Wells Fargo said on Tuesday that Chief Executive Officer John Stumpf will forfeit unvested equity awards worth about $41 million and will not get a salary while the company’s board investigates the bank’s sales practices.
Carrie Tolstedt, the former head of the retail division at the centre of a burgeoning sales scandal, has left the company ahead of her planned Dec. 31 retirement date, will get no severance and has forfeited unvested equity awards worth about $19 million, the bank said. Stumpf and Tolstedt will also not receive bonuses for 2016.
The penalties represent one of the biggest financial sanctions ever levied against a major bank boss and mark a sharp change from a few years ago when despite scandals at large banks, no CEO had to give back a bonus.
Wells Fargo, the United States’ third-largest bank by assets, is under pressure to show it is holding its top brass accountable after government investigations revealed that some of its employees opened as many as 2 million accounts without customers’ knowledge in order to meet sales targets.
The company’s failure to claw back executive bonuses was a big feature of Stumpf’s appearance before a Senate Bank Committee meeting last week into the bank’s sales tactics. Some lawmakers also called on him to resign.
Stumpf will appear before the House Financial Services Committee on Thursday.
The San Francisco-based bank agreed to pay $190 million earlier this month to settle regulatory charges over the account scandal and has fired about 5,300 employees, most of them low-ranking staff, in connection with it.
A special committee of the bank’s independent directors will lead an investigation into the retail bank’s sales practices, helped by the board’s human resources committee and the law firm Shearman & Sterling LLP, according to the statement.

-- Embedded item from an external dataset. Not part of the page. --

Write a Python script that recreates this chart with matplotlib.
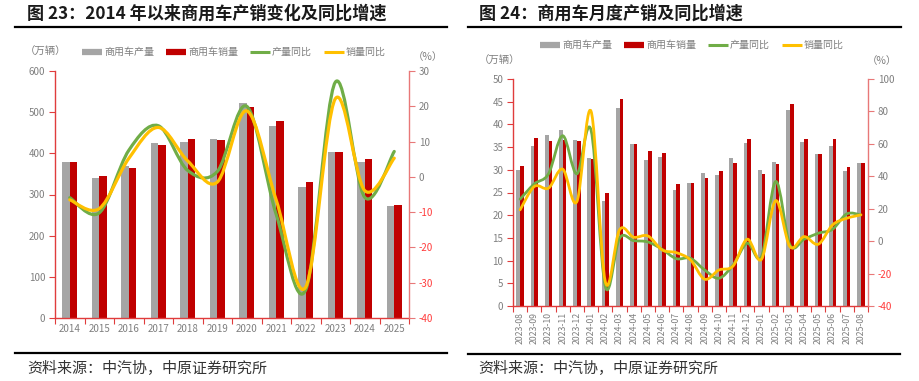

The investigation may lead to further compensation changes or employment actions, the company said.
“We are deeply concerned by these matters, and we are committed to ensuring that all aspects of the Company’s business are conducted with integrity, transparency, and oversight,” Stephen Sanger, the board’s lead independent director, said in a statement.
“We will conduct this investigation with the diligence it deserves.”
Stumpf, a member of the board, has recused himself from the investigation, the bank said.
Wall Street banks have introduced clawback provisions in the wake of the financial crisis when tens of billions of dollars in penalties for mortgage fraud and other illegal activities were paid out but no executive had to give back their bonus.
Since then, and before Stumpf’s forfeiture, the closest a bank CEO has come close to a clawback was when Jamie Dimon, JPMorgan Chase’s chief executive, had his 2012 bonus cut in half after the bank’s board decided he should shoulder blame for $6.2 billion of “London Whale” trading losses.
Wells Fargo has previously said it would eliminate sales goals in its retail banking on Jan. 1, 2017.
However, the Wall Street Journal reported earlier on Tuesday that the firm was planning to eliminate the goals on Oct. 1, citing Stumpf’s prepared remarks for delivery at the hearing.
Up to Tuesday’s close, shares of the company have fallen nearly 10 percent since Sept. 8 when it reached a settlement with regulators, wiping off about $24 billion of market capitalization.